If these aren't clear, even a great product will fail to retain its users. Onboarding is not a one-time tour. It should be contextual, focused, and based on user behaviour.

How to Avoid It?

Map out the key steps a new user needs to take to get value. Use tooltips, checklists, or guided walkthroughs to provide just enough help without overwhelming users. Test your onboarding with real users to see where they drop off or hesitate. Remember, the goal is to get users to their "aha" moment as quickly and smoothly as possible.

7. Prioritising Features Over Usability

Many startups fall into the trap of chasing more features to appear competitive or innovative. The result is a bloated product that does a lot on paper but feels clunky in real use. When usability takes a back seat, users struggle to navigate, can't find what they need, and often abandon the product altogether.

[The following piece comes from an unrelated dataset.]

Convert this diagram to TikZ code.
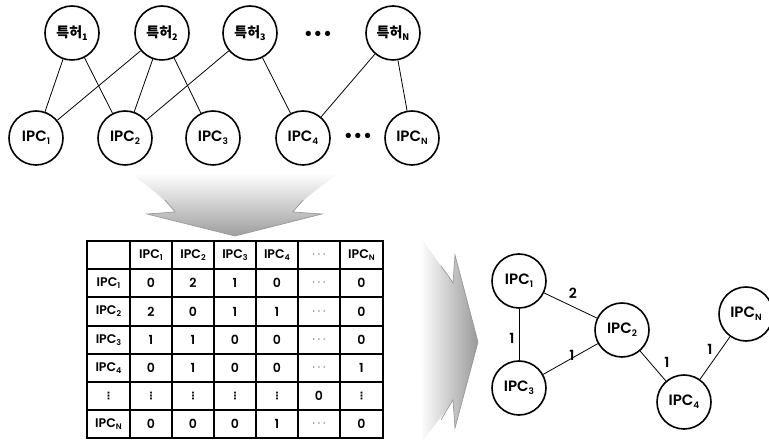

A product with fewer but well-executed features often outperforms one packed with half-baked functionality. Startups need to stop treating UX as something separate from product strategy. Every feature should be assessed not just for its usefulness, but also for how seamlessly it fits into the existing user flow.

How to Avoid It?

Focus on solving one core problem exceptionally well before expanding. Use feedback and data to identify which features users actually use and value. Before adding any new feature, ask - does this improve the experience or create more complexity? Usability should lead your product roadmap, not follow it.

Conclusion

Knowing about these UI/UX mistakes early on can save your startup time, money, and lost users. Most of these issues are avoidable if you approach design with the right mindset from the beginning. If you can check for usability at every stage - research, wireframing, prototyping, and testing—you’ll build a product that not only works but also delights your users.

So, if you’re launching a new product or refining an existing one, make UX a priority, not an afterthought. Focus on clarity, consistency, and real user feedback. A smooth, intuitive experience is often what separates successful startups from the rest.